THE TREE OF LIFE

C-

This is exactly the sort of picture one might expect from a reclusive filmmaker who’s been told for years he’s a great artist and has come to believe it. Terrence Malick’s “The Tree of Life” is a super-pretentious stab at addressing the most fundamental issues of existence while coming to grips with its maker’s own personal demons. But despite the title, for the most part it’s a pretty deadly affair.

To be sure, the picture does rouse itself sporadically in its small-scaled, presumably semi-autobiographical portrait of the life of the O’Brien family in 1950s Texas. Three young boys—the oldest being Jack (Hunter McCracken)—experience a childhood that veers between joyful and terrifying under the influence of two very different parents, their stern, demanding father (Brad Pitt) and sweet, supportive mother (Jessica Chastain). The former, a man bitter over never realizing his ambitions, can be loving, but more often he’s rigid and controlling, and sometimes violent. The mother, by contrast, is the very model of unconditional love, and joins her sons in gamboling about in the neighborhood’s tall grass (a visual trademark of Malick’s as much as smoke is for Ridley Scott, though a more “meaningful” one).

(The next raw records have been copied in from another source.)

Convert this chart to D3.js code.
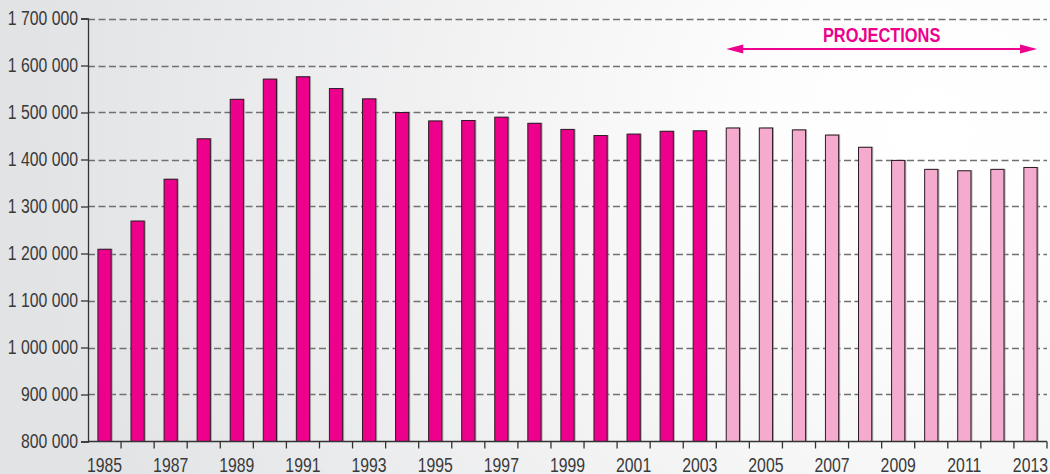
<!DOCTYPE html>
<html>
<head>
<meta charset="utf-8">
<script src="https://cdn.jsdelivr.net/npm/d3@7"></script>
<style>
  html, body { margin: 0; padding: 0; background: #fff; }
  svg { display: block; }
  text { font-family: "Liberation Sans", Arial, sans-serif; }
</style>
</head>
<body>
<div id="chart"></div>
<script>
// data
const years = [1985, 1986, 1987, 1988, 1989, 1990, 1991, 1992, 1993, 1994,
  1995, 1996, 1997, 1998, 1999, 2000, 2001, 2002, 2003, 2004,
  2005, 2006, 2007, 2008, 2009, 2010, 2011, 2012, 2013];
const values = [1209000, 1269000, 1358000, 1444000, 1528000, 1571000, 1576000, 1551000, 1529000, 1500000,
  1482000, 1483000, 1490000, 1477000, 1464000, 1451000, 1454000, 1460000, 1461000, 1467000,
  1467000, 1463000, 1452000, 1426000, 1398000, 1379000, 1376000, 1379000, 1383000];
const firstProjection = 2004;
const yTicks = [800000, 900000, 1000000, 1100000, 1200000, 1300000, 1400000, 1500000, 1600000, 1700000];
const projLabel = 'PROJECTIONS';

const width = 1050, height = 474;
const margin = {top: 18.5, right: 3, bottom: 32.5, left: 88};
const magenta = '#ec008c', pale = '#f4abcd';
const squeeze = 0.79; // condensed look, no narrow font installed

const svg = d3.select('#chart').append('svg')
  .attr('width', width)
  .attr('height', height);

// background gradient
const defs = svg.append('defs');
const grad = defs.append('radialGradient')
  .attr('id', 'bg')
  .attr('gradientUnits', 'userSpaceOnUse')
  .attr('cx', 930).attr('cy', 130).attr('r', 900);
grad.append('stop').attr('offset', '0%').attr('stop-color', '#ffffff');
grad.append('stop').attr('offset', '18%').attr('stop-color', '#fdfdfd');
grad.append('stop').attr('offset', '100%').attr('stop-color', '#e2e3e5');
svg.append('rect').attr('width', width).attr('height', height).attr('fill', 'url(#bg)');

const x = d3.scaleBand()
  .domain(years)
  .range([margin.left, width - margin.right])
  .paddingInner(0.6)
  .paddingOuter(0.3);

const y = d3.scaleLinear()
  .domain([800000, 1700000])
  .range([height - margin.bottom, margin.top]);

const fmt = d3.formatLocale({decimal: ',', thousands: ' ', grouping: [3], currency: ['', '']}).format(',d');

// gridlines
svg.append('g')
  .selectAll('line')
  .data(yTicks.slice(1))
  .join('line')
  .attr('x1', margin.left)
  .attr('x2', width - margin.right)
  .attr('y1', d => Math.round(y(d)) + 0.5)
  .attr('y2', d => Math.round(y(d)) + 0.5)
  .attr('stroke', '#707070')
  .attr('stroke-width', 1.5)
  .attr('stroke-dasharray', '7,3.5');

// bars (with a small grey shadow on the right)
const bars = svg.append('g');
bars.selectAll('rect.shadow')
  .data(years)
  .join('rect')
  .attr('class', 'shadow')
  .attr('x', d => x(d) + 1.5)
  .attr('y', (d, i) => y(values[i]) - 0.5)
  .attr('width', x.bandwidth())
  .attr('height', (d, i) => y(800000) - y(values[i]) + 0.5)
  .attr('fill', '#8a8a8a')
  .attr('opacity', 0.7);
bars.selectAll('rect.bar')
  .data(years)
  .join('rect')
  .attr('class', 'bar')
  .attr('x', d => x(d))
  .attr('y', (d, i) => y(values[i]))
  .attr('width', x.bandwidth())
  .attr('height', (d, i) => y(800000) - y(values[i]))
  .attr('fill', d => d >= firstProjection ? pale : magenta)
  .attr('stroke', '#2e1b26')
  .attr('stroke-width', 1);

// y axis
const yAxis = svg.append('g')
  .attr('transform', `translate(${margin.left},0)`)
  .call(d3.axisLeft(y).tickValues(yTicks).tickFormat(fmt).tickSize(7).tickPadding(3));
yAxis.attr('font-family', null).attr('font-size', null);
yAxis.selectAll('.tick text')
  .attr('font-size', 20)
  .attr('fill', '#3a3a3a');
yAxis.selectAll('line, path').attr('stroke', '#333').attr('stroke-width', 1.3);

// x axis: ticks on band edges, labels on every other year
const edges = d3.scaleLinear()
  .domain([0, years.length])
  .range([margin.left, width - margin.right]);
const xAxis = svg.append('g')
  .attr('transform', `translate(0,${y(800000)})`);
xAxis.append('line')
  .attr('x1', margin.left).attr('x2', width - margin.right)
  .attr('stroke', '#333').attr('stroke-width', 1.3);
xAxis.selectAll('line.tk')
  .data(d3.range(1, years.length + 1))
  .join('line')
  .attr('class', 'tk')
  .attr('x1', d => edges(d)).attr('x2', d => edges(d))
  .attr('y1', 0).attr('y2', 7)
  .attr('stroke', '#333').attr('stroke-width', 1.3);
const lastYear = years[years.length - 1];
xAxis.selectAll('text')
  .data(years.filter(d => d % 2 === 1))
  .join('text')
  .attr('x', d => d === lastYear ? width - 2 : edges(years.indexOf(d) + 0.5))
  .attr('y', 30)
  .attr('text-anchor', d => d === lastYear ? 'end' : 'middle')
  .attr('font-size', 20)
  .attr('fill', '#3a3a3a')
  .text(d => d);

// squeeze the axis labels so they look condensed
svg.selectAll('.tick text, g text').each(function() {
  const w = this.getComputedTextLength();
  d3.select(this).attr('textLength', w * squeeze).attr('lengthAdjust', 'spacingAndGlyphs');
});

// projections arrow
const ax0 = x(firstProjection), ax1 = x(lastYear) + x.bandwidth();
const ay = 49;
const proj = svg.append('g');
proj.append('line')
  .attr('x1', ax0 + 10).attr('x2', ax1 - 10)
  .attr('y1', ay).attr('y2', ay)
  .attr('stroke', magenta).attr('stroke-width', 2);
proj.append('path')
  .attr('d', `M${ax0},${ay} L${ax0 + 17},${ay - 4.5} L${ax0 + 17},${ay + 4.5} Z`)
  .attr('fill', magenta);
proj.append('path')
  .attr('d', `M${ax1},${ay} L${ax1 - 17},${ay - 4.5} L${ax1 - 17},${ay + 4.5} Z`)
  .attr('fill', magenta);
const pt = proj.append('text')
  .attr('x', (ax0 + ax1) / 2)
  .attr('y', 42)
  .attr('text-anchor', 'middle')
  .attr('font-size', 21)
  .attr('font-weight', 'bold')
  .attr('fill', magenta)
  .text(projLabel);
pt.attr('textLength', pt.node().getComputedTextLength() * 0.78).attr('lengthAdjust', 'spacingAndGlyphs');
</script>
</body>
</html>
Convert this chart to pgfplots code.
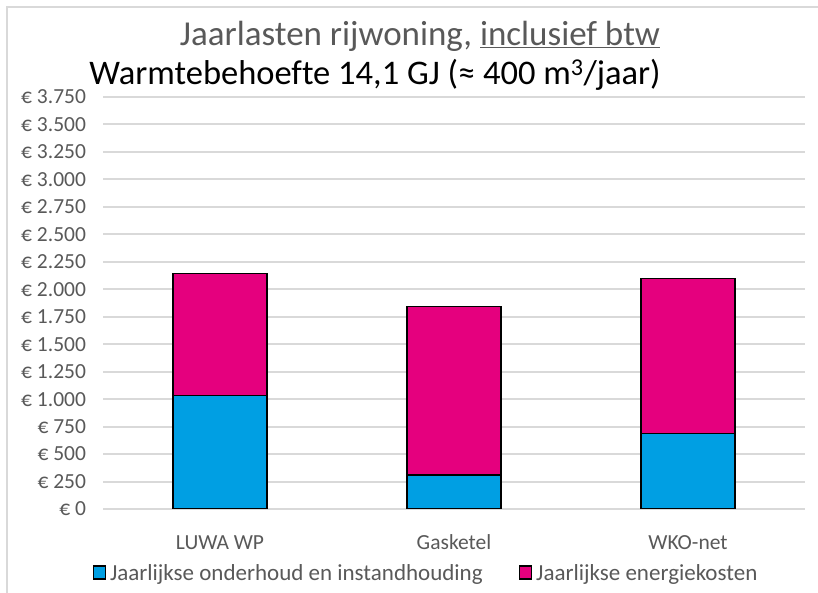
\documentclass[border=0pt]{standalone}
\usepackage{fontspec}
\setmainfont{Carlito}[Ligatures=NoCommon]
\usepackage{pgfplots}
\pgfplotsset{compat=1.18}

\definecolor{onderhoud}{RGB}{0,159,227}
\definecolor{energie}{RGB}{229,0,126}
\definecolor{gridgrey}{RGB}{217,217,217}
\definecolor{txtgrey}{RGB}{89,89,89}

\begin{document}
\begin{tikzpicture}[x=1bp,y=1bp]
\useasboundingbox (0,0) rectangle (818,593);
\fill[white] (0,0) rectangle (818,593);
\draw[gridgrey, line width=2bp] (7,-10) -- (7,586) -- (830,586);

\node[txtgrey, font=\fontsize{35bp}{40bp}\selectfont] at (420,557)
  {Jaarlasten rijwoning, \underline{inclusief btw}};
\node[black, font=\fontsize{34.5bp}{40bp}\selectfont] at (375,518)
  {Warmtebehoefte 14,1 GJ (≈ 400 m\textsuperscript{3}/jaar)};

\begin{axis}[
  at={(103bp,84bp)}, anchor=south west,
  scale only axis, width=702bp, height=412bp,
  ybar stacked, bar width=0.4,
  xmin=-0.5, xmax=2.5, ymin=0, ymax=3750,
  xtick=data, xticklabels={LUWA WP,Gasketel,WKO-net},
  ytick={0,250,...,3750},
  yticklabels={€ 0,€ 250,€ 500,€ 750,€ 1.000,€ 1.250,€ 1.500,€ 1.750,€ 2.000,€ 2.250,€ 2.500,€ 2.750,€ 3.000,€ 3.250,€ 3.500,€ 3.750},
  major tick length=0pt,
  axis line style={draw=none},
  ymajorgrids, grid style={gridgrey, line width=2bp},
  tick label style={txtgrey, font=\fontsize{21.5bp}{25bp}\selectfont},
  xticklabel style={anchor=base, yshift=-41bp},
  yticklabel style={xshift=-13.5bp},
  legend columns=2,
  legend style={at={(0.46,-0.155)}, anchor=center, draw=none, fill=none,
    font=\fontsize{23bp}{27bp}\selectfont, text=txtgrey,
    /tikz/every odd column/.append style={column sep=2bp},
    /tikz/every even column/.append style={column sep=34bp}},
  legend image code/.code={\draw[#1, draw=black, line width=1.5bp] (0bp,-6bp) rectangle (12bp,7bp);},
]
\addplot[fill=onderhoud, draw=black, line width=1.5bp] coordinates {(0,1035) (1,310) (2,685)};
\addplot[fill=energie, draw=black, line width=1.5bp] coordinates {(0,1110) (1,1535) (2,1415)};
\legend{Jaarlijkse onderhoud en instandhouding, Jaarlijkse energiekosten}
\end{axis}
\end{tikzpicture}
\end{document}
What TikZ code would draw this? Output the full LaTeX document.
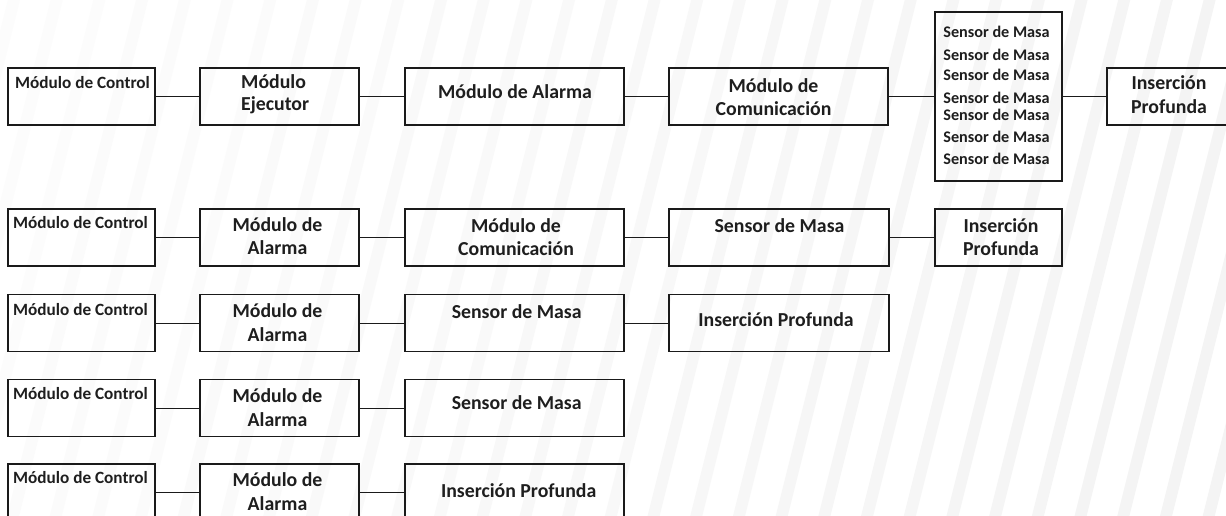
\documentclass[tikz,border=0pt]{standalone}
\usepackage{fontspec}
\setmainfont{Carlito}
\definecolor{txt}{HTML}{1E1E1E}
\definecolor{edge}{HTML}{1A1A1A}
\tikzset{
  boxst/.style={draw=edge, line width=1.6pt, fill=none, inner sep=0pt},
  conn/.style={draw=edge, line width=0.9pt},
  lbl/.style={anchor=base, inner sep=0pt, text=txt, font=\bfseries\fontsize{19.8}{23}\selectfont},
  lblw/.style={lbl, anchor=base west},
  small/.style={font=\bfseries\fontsize{17.2}{20}\selectfont},
  tiny/.style={font=\bfseries\fontsize{16.2}{19}\selectfont},
}
\newcommand{\bx}[5]{\node[boxst, minimum width=#4pt, minimum height=#5pt] (#1) at (#2,#3) {};}
\begin{document}
\begin{tikzpicture}[x=1pt,y=-1pt]
\useasboundingbox (0,0) rectangle (1226,516);
\clip (0,0) rectangle (1226,516);
\fill[white] (0,0) rectangle (1226,516);
% background stripes
\foreach \k in {-21,...,12}{
  \pgfmathsetmacro\xb{733+42.7*\k}
  \pgfmathsetmacro\p{1.2+3.2*max(0,min(1,(\xb+65)/1226))}
  \fill[black!\p] (\xb,516) -- ({\xb+12},516) -- ({\xb+141},0) -- ({\xb+129},0) -- cycle;
}
% row 1
\bx{c1}{81.5}{96.5}{147}{57}
\bx{e1}{279.5}{96.5}{159}{57}
\bx{a1}{514.5}{96.5}{219}{57}
\bx{m1}{778.5}{96.5}{219}{57}
\bx{s1}{998.5}{96.5}{127}{169}
\bx{i1}{1176}{96.5}{138}{57}
% row 2
\bx{c2}{81.5}{237.5}{147}{57}
\bx{a2}{279.5}{237.5}{159}{57}
\bx{m2}{514.5}{237.5}{219}{57}
\bx{s2}{779}{237.5}{220}{57}
\bx{i2}{998.5}{237.5}{127}{57}
% row 3
\bx{c3}{81.5}{323}{147}{57}
\bx{a3}{279.5}{323}{159}{57}
\bx{s3}{514.5}{323}{219}{57}
\bx{i3}{779}{323}{220}{57}
% row 4
\bx{c4}{81.5}{408}{147}{57}
\bx{a4}{279.5}{408}{159}{57}
\bx{s4}{514.5}{408}{219}{57}
% row 5
\bx{c5}{81.5}{492.5}{147}{57}
\bx{a5}{279.5}{492.5}{159}{57}
\bx{i5}{514.5}{492.5}{219}{57}
% connectors
\draw[conn] (c1) -- (e1);
\draw[conn] (e1) -- (a1);
\draw[conn] (a1) -- (m1);
\draw[conn] (m1) -- (s1);
\draw[conn] (s1) -- (i1);
\draw[conn] (c2) -- (a2);
\draw[conn] (a2) -- (m2);
\draw[conn] (m2) -- (s2);
\draw[conn] (s2) -- (i2);
\draw[conn] (c3) -- (a3);
\draw[conn] (a3) -- (s3);
\draw[conn] (s3) -- (i3);
\draw[conn] (c4) -- (a4);
\draw[conn] (a4) -- (s4);
\draw[conn] (c5) -- (a5);
\draw[conn] (a5) -- (i5);
% texts row 1
\node[lblw, small] (tc1) at (15,89) {Módulo de Control};
\node[lblw] (te1a) at (241,88.7) {Módulo};
\node[lblw] (te1b) at (241,111) {Ejecutor};
\node[lbl] (ta1) at (515,98.7) {Módulo de Alarma};
\node[lbl] (tm1a) at (773.5,92.3) {Módulo de};
\node[lbl] (tm1b) at (773.5,115.5) {Comunicación};
\node[lbl, tiny] (ts1a) at (996.5,37.7) {Sensor de Masa};
\node[lbl, tiny] (ts1b) at (996.5,60.7) {Sensor de Masa};
\node[lbl, tiny] (ts1c) at (996.5,81) {Sensor de Masa};
\node[lbl, tiny] (ts1d) at (996.5,103.3) {Sensor de Masa};
\node[lbl, tiny] (ts1e) at (996.5,121) {Sensor de Masa};
\node[lbl, tiny] (ts1f) at (996.5,142.7) {Sensor de Masa};
\node[lbl, tiny] (ts1g) at (996.5,164.3) {Sensor de Masa};
\node[lbl] (ti1a) at (1169,90) {Inserción};
\node[lbl] (ti1b) at (1169,113.3) {Profunda};
% texts row 2
\node[lblw, small] (tc2) at (13,228) {Módulo de Control};
\node[lbl] (ta2a) at (277.5,231) {Módulo de};
\node[lbl] (ta2b) at (277.5,254.3) {Alarma};
\node[lbl] (tm2a) at (516,232.3) {Módulo de};
\node[lbl] (tm2b) at (516,255.7) {Comunicación};
\node[lbl] (ts2) at (779.5,232.3) {Sensor de Masa};
\node[lbl] (ti2a) at (1001,232.3) {Inserción};
\node[lbl] (ti2b) at (1001,255.7) {Profunda};
% texts row 3
\node[lblw, small] (tc3) at (13,315) {Módulo de Control};
\node[lbl] (ta3a) at (277.5,317.7) {Módulo de};
\node[lbl] (ta3b) at (277.5,341) {Alarma};
\node[lbl] (ts3) at (516.7,318.3) {Sensor de Masa};
\node[lbl] (ti3) at (776,326) {Inserción Profunda};
% texts row 4
\node[lblw, small] (tc4) at (13,399.3) {Módulo de Control};
\node[lbl] (ta4a) at (277.5,402) {Módulo de};
\node[lbl] (ta4b) at (277.5,426) {Alarma};
\node[lbl] (ts4) at (516.7,409) {Sensor de Masa};
% texts row 5
\node[lblw, small] (tc5) at (13,483.3) {Módulo de Control};
\node[lbl] (ta5a) at (277.5,486.7) {Módulo de};
\node[lbl] (ta5b) at (277.5,510) {Alarma};
\node[lbl] (ti5) at (518.7,497.3) {Inserción Profunda};
\end{tikzpicture}
\end{document}
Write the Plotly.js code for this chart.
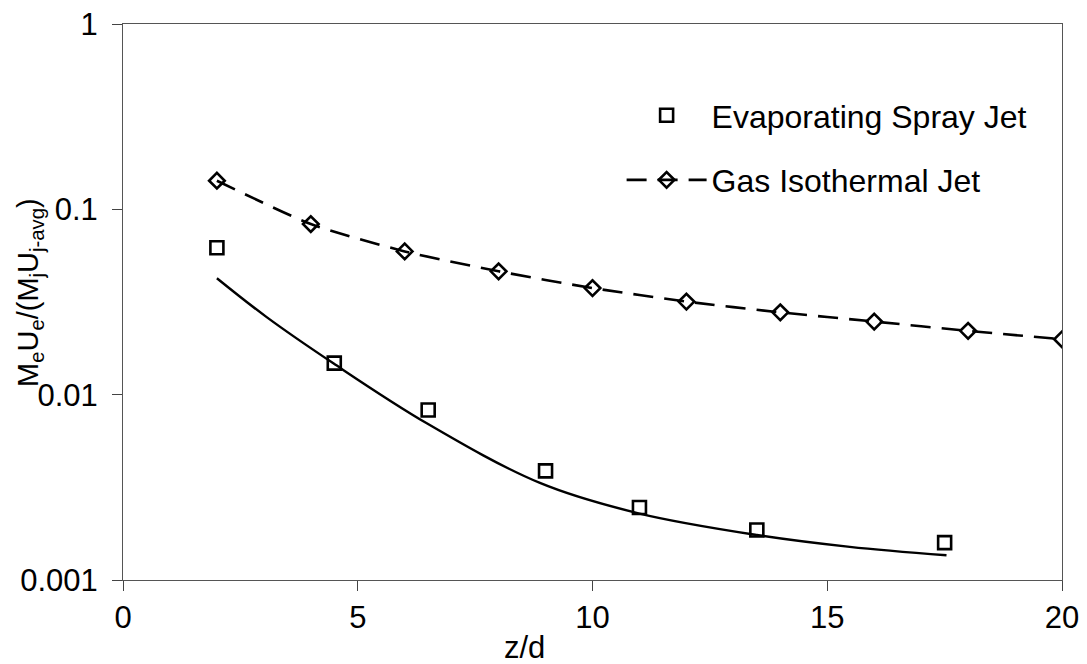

This portion of the picture has evocative and affecting moments, mostly involving the boys at play. A fleeting glimpse of the local kids running in the swirl of spray from a DDT truck, a sequence at the local swimming pool that captures the era perfectly, and another of Jack leading the boys in a rocket experiment involving a frog all have the loose, uninhibited feel of a seventies film. And young McCracken is entirely convincing as a boy trying to figure things out within a sea of conflicting signals, with Laramie Eppler and Tye Sheridan equally genuine as his younger siblings.

Had Malick concentrated on this simple story, he might have fashioned a poignant, insightful domestic drama. But he’s after much bigger fish. He struggles to tie the family’s tale to the most existential issues, presenting it as a microcosm of the eternal macro struggle between good and evil, or—as it’s presented in a prologue that begins with a quotation from the Book of Job and emphasizes two possible paths in life—the way of nature and that of grace (or, if you will, the materialism represented by Pitt’s grasping father and the spirituality symbolized by the open-hearted mother). In other words, the theme is Malick’s usual one of the inevitable corruption of pristine innocence by worldly ambitions and mundane concerns.

In this case that affords Malick the opportunity to take us back to the creation of the universe, represented by effects shots of swirling nebulae and cellular forms, as well as CGI sequences, mostly fleeting but a few more extended, of dinosaurs foraging and fighting. And all of this is tied to the O’Brien family’s story, in Malick’s mind at least, not just in juxtapositions (a clash between dinosaurs implicitly linked to the father’s later assault on his wife—perhaps a nod to the famous bone-to-spaceship shot of “2001”) but via periodic shots of a gloomy grown Jack (Sean Penn) recollecting past tragedies—including, as we’re shown elliptically, the death of one of his brothers—and trying to reconnect with his father.

That theme of reconciliation and redemption culminates in one of Malick’s most egregiously derivative choices—a dreamlike desert reunion of the characters that clearly recalls the finale of Fellini’s “8 ½.” In this case, however, instead of Nino Rota’s carnival score, we get more of the portentous religious music that Alexandre Desplat’s original themes alternate with. Presumably this is meant to signify Jack’s ultimate embrace of the way of grace, but the symbolism frankly feels tired.

Pitt and Chastain adapt themselves comfortably to Malick’s vision, the former radiating a pugnacious air by perpetually jutting out his jaw and the latter providing strong contrast; but Penn seems at a loss as the grown Jack, moping about like a character from a bad Antonioni rip-off. The crew have likewise done yeoman service to the writer-director, with Emmanuel Lubezki’s fluid camerawork emulating a seventies feel and even the effects artists doing a first-rate job.

But ultimately “The Tree of Life” comes across as a ponderous act of cinematic overreach, at once abstruse and obvious. It represents the same sort of strained effort at universal significance that Darren Aronofsky attempted so disastrously in “The Fountain.” It will nonetheless have its admirers, since there are those for whom Malick can do no wrong. But unless you’re one of them, be forewarned.